Exercise brief: Output exactly the lines that run from the line containing "Clone this chart in matplotlib." through the line containing "nudge = [(0, 0), (0, -1), (0, 0)]", with both ends included.

[Plotting code records]
---------------

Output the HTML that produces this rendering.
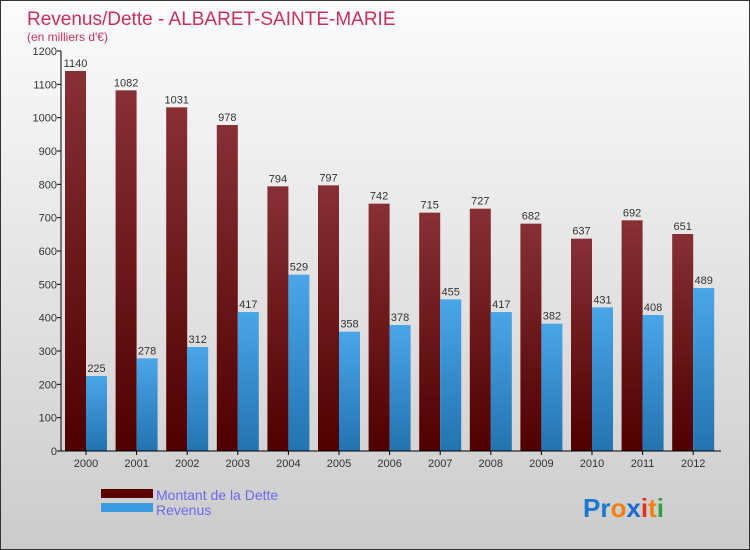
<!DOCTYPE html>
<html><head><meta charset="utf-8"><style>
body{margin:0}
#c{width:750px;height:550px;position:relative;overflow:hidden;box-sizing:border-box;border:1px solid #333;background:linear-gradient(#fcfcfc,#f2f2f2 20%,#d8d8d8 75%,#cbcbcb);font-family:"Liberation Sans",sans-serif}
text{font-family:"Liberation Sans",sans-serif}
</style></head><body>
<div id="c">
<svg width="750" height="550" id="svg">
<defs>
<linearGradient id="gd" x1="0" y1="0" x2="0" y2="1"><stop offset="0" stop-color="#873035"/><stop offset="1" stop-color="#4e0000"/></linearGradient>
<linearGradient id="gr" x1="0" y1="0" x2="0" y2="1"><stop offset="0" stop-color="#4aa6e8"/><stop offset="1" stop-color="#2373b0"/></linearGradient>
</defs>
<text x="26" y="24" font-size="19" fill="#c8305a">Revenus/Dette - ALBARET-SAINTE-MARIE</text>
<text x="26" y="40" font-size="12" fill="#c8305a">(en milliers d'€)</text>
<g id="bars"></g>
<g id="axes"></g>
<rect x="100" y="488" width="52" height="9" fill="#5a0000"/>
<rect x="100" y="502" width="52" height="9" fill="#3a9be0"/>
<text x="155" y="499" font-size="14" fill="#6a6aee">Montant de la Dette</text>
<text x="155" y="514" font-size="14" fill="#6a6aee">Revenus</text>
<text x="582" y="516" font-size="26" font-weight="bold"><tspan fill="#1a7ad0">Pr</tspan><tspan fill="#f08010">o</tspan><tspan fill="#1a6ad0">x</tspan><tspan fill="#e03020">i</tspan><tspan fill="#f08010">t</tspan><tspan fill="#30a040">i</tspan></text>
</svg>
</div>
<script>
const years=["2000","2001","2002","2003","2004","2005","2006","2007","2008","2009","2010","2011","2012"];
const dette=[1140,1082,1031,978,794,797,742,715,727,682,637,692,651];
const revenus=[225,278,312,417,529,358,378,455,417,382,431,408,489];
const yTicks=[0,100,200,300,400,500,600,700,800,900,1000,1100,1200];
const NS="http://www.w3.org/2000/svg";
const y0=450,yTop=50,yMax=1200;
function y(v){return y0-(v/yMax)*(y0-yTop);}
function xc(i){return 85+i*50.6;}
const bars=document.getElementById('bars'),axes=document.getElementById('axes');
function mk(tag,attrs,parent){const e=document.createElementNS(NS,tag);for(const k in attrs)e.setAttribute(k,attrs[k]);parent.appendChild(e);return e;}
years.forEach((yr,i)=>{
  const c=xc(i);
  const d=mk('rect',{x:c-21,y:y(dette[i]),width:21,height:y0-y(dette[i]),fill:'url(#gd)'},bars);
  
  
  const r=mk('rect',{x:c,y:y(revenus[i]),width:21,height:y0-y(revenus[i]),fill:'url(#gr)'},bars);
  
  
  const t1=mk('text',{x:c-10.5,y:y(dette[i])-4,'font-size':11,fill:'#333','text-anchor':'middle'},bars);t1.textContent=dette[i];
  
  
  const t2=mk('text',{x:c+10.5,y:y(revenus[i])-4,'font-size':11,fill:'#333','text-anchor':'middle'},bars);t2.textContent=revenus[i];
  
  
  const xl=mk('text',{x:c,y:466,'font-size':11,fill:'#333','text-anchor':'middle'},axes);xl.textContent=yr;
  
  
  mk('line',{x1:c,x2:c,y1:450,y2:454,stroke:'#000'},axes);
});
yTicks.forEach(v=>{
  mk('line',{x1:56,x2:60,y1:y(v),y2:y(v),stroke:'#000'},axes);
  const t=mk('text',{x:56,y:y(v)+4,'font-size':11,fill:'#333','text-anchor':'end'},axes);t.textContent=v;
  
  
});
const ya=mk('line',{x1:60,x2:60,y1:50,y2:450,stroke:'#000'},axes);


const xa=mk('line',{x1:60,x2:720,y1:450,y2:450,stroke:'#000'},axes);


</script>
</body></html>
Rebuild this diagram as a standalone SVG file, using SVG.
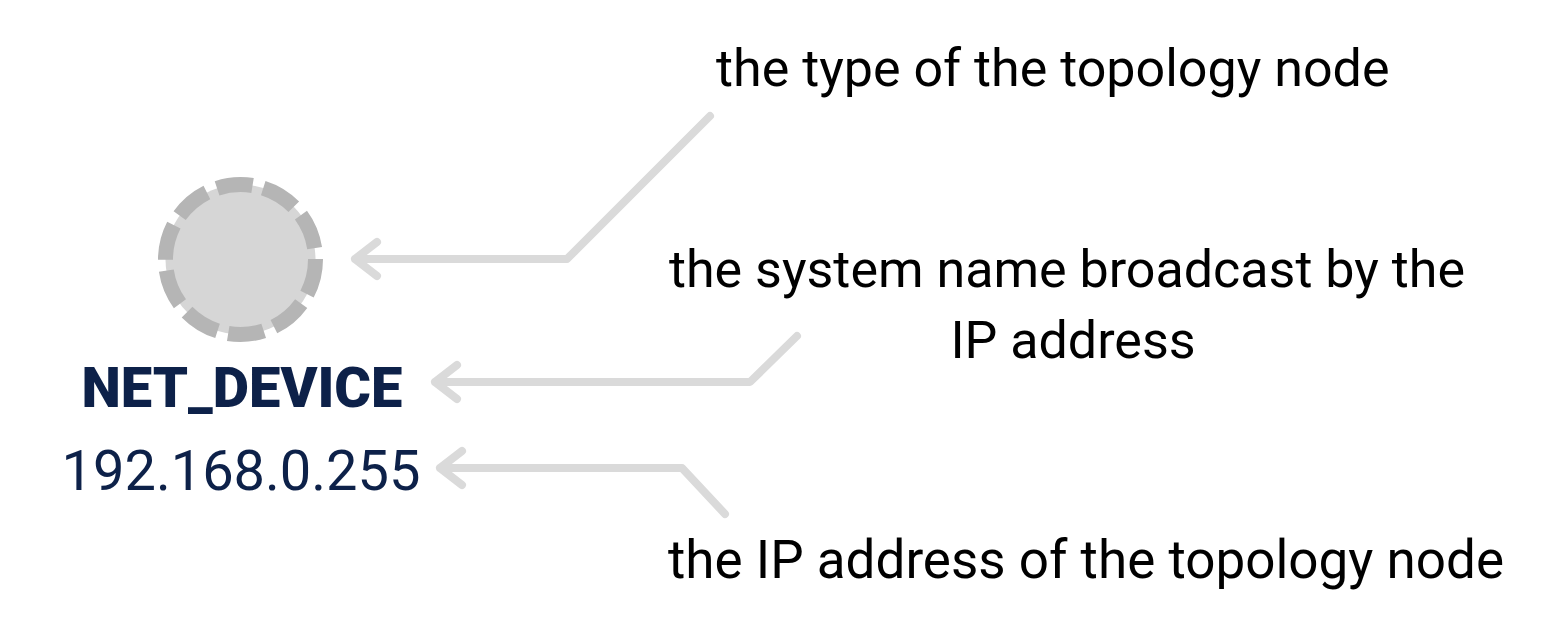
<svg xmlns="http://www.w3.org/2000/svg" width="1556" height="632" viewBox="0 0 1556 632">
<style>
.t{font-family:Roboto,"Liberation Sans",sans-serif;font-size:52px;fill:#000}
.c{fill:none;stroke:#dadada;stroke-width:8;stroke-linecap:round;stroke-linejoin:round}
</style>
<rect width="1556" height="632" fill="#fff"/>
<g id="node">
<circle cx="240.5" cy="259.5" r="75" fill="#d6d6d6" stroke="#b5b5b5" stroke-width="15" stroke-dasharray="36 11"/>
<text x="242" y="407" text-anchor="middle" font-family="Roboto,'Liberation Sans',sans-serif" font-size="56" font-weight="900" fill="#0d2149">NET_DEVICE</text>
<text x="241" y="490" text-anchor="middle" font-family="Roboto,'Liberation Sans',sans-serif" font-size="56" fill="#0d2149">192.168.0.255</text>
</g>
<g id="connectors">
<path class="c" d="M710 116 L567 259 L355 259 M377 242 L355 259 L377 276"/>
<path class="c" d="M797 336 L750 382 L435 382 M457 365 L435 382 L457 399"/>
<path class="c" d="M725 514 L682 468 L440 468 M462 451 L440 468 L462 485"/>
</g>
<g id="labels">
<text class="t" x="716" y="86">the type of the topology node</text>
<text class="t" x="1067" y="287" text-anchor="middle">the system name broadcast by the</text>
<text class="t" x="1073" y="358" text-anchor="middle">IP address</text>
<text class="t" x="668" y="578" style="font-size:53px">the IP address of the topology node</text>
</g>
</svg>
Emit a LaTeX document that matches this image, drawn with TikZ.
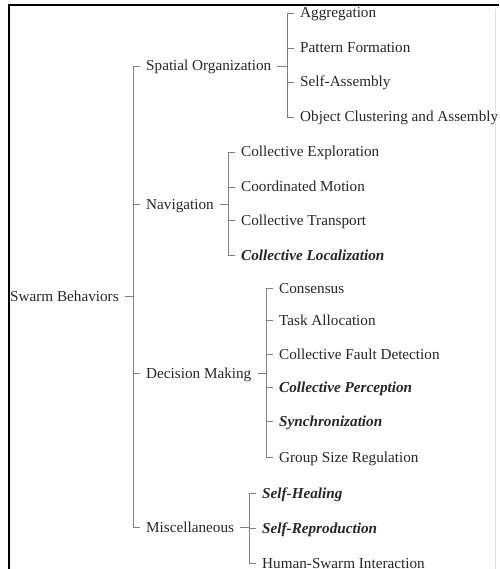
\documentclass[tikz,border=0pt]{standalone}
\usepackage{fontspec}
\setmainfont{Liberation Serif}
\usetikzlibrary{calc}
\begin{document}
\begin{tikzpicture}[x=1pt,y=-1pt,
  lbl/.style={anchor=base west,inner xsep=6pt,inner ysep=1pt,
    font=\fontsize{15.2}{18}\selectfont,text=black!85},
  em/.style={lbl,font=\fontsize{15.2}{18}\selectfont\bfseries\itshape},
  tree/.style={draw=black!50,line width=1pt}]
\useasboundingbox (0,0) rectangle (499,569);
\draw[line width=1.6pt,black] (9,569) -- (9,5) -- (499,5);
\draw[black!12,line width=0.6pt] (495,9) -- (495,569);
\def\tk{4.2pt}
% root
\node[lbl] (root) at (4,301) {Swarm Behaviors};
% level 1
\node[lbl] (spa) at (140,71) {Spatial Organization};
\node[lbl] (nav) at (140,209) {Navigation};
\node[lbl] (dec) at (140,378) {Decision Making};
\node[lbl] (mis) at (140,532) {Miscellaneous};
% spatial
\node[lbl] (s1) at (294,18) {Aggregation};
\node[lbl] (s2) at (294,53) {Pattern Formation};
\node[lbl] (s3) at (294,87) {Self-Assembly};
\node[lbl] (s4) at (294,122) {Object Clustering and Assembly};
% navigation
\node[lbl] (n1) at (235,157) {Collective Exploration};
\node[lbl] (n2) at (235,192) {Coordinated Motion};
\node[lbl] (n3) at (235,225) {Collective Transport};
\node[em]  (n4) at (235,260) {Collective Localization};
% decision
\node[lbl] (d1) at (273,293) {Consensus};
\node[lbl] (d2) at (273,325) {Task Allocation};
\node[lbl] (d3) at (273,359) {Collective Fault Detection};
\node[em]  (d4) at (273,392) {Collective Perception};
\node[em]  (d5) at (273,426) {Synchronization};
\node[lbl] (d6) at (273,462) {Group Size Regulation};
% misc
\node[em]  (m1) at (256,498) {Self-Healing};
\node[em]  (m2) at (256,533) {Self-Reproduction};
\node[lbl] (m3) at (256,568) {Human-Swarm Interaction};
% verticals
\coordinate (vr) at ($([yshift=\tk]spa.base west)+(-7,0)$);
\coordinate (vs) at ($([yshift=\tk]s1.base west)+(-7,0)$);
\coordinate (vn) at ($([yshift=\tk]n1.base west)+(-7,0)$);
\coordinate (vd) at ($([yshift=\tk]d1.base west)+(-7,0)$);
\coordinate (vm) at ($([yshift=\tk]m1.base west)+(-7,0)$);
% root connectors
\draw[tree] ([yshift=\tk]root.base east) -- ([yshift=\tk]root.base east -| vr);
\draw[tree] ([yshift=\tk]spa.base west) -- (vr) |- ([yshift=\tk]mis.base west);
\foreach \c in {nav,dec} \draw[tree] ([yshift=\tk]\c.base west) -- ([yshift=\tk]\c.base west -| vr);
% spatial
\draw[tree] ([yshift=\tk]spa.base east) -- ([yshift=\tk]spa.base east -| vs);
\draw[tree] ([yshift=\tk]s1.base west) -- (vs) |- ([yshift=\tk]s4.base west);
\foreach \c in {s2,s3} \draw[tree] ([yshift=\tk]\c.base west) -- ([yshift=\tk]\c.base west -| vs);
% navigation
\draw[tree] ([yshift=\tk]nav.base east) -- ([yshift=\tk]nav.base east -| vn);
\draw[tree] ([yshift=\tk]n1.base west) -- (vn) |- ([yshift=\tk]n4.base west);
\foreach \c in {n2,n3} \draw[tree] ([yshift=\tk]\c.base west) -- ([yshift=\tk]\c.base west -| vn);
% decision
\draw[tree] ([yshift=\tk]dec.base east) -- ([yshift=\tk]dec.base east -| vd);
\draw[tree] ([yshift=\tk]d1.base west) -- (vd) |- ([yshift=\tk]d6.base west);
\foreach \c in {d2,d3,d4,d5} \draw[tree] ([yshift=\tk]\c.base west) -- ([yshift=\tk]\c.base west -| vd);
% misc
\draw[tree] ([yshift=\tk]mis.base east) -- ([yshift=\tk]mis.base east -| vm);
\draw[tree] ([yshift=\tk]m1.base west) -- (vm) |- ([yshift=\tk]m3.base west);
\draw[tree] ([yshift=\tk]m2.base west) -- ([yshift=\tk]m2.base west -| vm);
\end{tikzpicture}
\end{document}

---------------

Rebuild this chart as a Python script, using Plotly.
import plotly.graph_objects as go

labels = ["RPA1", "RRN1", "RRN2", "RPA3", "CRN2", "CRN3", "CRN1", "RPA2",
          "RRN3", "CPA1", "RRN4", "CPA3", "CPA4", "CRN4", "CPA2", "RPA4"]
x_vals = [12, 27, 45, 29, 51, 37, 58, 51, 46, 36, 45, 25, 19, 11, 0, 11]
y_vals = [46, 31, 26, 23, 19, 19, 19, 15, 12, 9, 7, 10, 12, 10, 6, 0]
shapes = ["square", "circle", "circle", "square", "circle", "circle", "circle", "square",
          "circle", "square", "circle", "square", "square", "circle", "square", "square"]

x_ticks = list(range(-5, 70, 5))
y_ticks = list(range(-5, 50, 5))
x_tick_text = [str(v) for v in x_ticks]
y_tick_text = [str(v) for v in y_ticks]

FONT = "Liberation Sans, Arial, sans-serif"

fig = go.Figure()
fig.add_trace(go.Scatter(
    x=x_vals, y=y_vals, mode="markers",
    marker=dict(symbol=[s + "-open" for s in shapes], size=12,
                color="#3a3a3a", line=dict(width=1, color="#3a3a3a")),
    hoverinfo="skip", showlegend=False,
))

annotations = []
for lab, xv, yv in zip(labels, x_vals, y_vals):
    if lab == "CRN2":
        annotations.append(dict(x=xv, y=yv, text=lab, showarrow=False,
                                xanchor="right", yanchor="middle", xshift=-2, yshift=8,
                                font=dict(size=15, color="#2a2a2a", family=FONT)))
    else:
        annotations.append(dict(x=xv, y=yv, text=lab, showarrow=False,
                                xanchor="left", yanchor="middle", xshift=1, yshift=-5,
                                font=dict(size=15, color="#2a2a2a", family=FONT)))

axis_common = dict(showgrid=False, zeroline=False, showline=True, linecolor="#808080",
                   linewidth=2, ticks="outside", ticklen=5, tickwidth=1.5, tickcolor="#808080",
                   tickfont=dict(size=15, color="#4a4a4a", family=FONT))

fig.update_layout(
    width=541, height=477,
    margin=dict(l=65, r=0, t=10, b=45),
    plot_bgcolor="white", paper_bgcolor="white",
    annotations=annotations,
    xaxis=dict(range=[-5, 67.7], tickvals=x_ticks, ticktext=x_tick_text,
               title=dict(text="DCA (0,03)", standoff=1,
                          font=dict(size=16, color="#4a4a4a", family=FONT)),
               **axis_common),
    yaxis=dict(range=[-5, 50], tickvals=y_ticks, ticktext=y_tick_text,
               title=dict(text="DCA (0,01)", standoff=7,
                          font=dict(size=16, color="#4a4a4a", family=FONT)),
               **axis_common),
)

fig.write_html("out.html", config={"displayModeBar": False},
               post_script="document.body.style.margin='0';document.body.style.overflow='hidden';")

---------------

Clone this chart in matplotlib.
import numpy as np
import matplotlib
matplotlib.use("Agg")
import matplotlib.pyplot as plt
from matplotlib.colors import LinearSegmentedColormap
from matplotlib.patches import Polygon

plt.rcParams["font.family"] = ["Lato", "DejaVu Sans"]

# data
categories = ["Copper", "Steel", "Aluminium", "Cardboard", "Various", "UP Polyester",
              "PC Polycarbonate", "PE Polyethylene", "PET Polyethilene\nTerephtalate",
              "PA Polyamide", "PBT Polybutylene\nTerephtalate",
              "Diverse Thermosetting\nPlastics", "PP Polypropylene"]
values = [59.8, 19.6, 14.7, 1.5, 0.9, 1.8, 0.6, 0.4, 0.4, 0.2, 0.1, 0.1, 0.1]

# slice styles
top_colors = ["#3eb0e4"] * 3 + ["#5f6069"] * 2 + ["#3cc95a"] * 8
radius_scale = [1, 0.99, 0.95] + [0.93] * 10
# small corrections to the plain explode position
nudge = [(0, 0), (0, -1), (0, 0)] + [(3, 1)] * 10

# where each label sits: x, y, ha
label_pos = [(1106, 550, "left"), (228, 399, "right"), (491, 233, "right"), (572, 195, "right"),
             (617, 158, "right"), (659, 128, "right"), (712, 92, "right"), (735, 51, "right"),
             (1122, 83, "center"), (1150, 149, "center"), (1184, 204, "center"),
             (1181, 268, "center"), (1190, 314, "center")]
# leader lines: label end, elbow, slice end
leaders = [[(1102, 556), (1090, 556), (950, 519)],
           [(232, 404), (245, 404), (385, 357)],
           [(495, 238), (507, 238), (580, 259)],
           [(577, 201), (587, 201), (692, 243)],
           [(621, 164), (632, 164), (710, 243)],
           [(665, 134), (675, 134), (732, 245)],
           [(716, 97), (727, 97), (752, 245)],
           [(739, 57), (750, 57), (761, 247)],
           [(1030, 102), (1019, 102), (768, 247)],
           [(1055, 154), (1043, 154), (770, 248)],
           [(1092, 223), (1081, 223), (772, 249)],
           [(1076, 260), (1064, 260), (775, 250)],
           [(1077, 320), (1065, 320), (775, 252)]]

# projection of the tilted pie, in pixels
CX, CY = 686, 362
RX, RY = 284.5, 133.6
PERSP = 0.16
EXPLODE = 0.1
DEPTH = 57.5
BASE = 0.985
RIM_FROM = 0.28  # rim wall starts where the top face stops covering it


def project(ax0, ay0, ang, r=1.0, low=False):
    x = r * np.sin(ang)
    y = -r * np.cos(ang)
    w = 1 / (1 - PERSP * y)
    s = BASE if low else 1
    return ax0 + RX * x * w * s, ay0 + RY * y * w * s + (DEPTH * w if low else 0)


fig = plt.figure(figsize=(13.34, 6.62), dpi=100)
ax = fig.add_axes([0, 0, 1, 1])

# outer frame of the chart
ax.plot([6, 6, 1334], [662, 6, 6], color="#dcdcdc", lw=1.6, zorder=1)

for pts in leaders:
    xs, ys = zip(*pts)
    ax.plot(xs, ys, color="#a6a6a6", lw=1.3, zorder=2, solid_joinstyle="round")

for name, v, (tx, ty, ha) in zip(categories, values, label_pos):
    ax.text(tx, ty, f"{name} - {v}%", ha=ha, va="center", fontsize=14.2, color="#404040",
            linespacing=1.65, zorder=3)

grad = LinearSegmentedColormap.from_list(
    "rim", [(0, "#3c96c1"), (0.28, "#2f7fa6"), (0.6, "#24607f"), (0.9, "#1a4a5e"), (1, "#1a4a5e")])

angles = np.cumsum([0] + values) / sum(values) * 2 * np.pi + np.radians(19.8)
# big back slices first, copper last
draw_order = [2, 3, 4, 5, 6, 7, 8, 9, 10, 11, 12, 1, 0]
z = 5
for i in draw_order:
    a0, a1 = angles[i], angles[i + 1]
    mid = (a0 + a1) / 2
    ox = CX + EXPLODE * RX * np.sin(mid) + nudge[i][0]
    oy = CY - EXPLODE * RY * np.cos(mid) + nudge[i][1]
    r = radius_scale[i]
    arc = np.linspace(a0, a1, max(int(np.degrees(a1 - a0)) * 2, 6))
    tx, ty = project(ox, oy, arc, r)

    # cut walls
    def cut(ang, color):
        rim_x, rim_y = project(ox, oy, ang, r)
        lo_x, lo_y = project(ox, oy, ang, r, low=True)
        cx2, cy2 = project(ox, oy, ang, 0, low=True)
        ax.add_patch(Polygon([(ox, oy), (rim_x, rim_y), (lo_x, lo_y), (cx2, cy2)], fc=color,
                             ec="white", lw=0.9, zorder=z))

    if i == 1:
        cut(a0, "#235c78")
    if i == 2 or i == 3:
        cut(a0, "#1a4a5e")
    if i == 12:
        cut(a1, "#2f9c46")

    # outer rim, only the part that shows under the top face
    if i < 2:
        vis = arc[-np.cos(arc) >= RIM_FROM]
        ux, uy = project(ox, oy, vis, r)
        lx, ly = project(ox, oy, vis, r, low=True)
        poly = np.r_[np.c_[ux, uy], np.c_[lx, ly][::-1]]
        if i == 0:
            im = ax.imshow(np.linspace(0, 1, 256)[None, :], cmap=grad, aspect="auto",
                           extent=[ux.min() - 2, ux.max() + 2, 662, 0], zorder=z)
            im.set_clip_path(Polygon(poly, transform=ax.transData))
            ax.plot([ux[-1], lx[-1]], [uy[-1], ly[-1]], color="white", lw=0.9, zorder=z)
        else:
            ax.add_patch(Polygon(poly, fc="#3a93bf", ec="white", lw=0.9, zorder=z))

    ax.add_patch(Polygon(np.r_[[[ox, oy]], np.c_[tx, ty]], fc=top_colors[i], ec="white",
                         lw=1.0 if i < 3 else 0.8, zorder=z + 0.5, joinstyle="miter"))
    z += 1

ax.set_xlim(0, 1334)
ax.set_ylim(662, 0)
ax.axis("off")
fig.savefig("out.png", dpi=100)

---------------

Response to the task:
Clone this chart in matplotlib.
import numpy as np
import matplotlib
matplotlib.use("Agg")
import matplotlib.pyplot as plt
from matplotlib.colors import LinearSegmentedColormap
from matplotlib.patches import Polygon

plt.rcParams["font.family"] = ["Lato", "DejaVu Sans"]

# data
categories = ["Copper", "Steel", "Aluminium", "Cardboard", "Various", "UP Polyester",
              "PC Polycarbonate", "PE Polyethylene", "PET Polyethilene\nTerephtalate",
              "PA Polyamide", "PBT Polybutylene\nTerephtalate",
              "Diverse Thermosetting\nPlastics", "PP Polypropylene"]
values = [59.8, 19.6, 14.7, 1.5, 0.9, 1.8, 0.6, 0.4, 0.4, 0.2, 0.1, 0.1, 0.1]

# slice styles
top_colors = ["#3eb0e4"] * 3 + ["#5f6069"] * 2 + ["#3cc95a"] * 8
radius_scale = [1, 0.99, 0.95] + [0.93] * 10
# small corrections to the plain explode position
nudge = [(0, 0), (0, -1), (0, 0)] + [(3, 1)] * 10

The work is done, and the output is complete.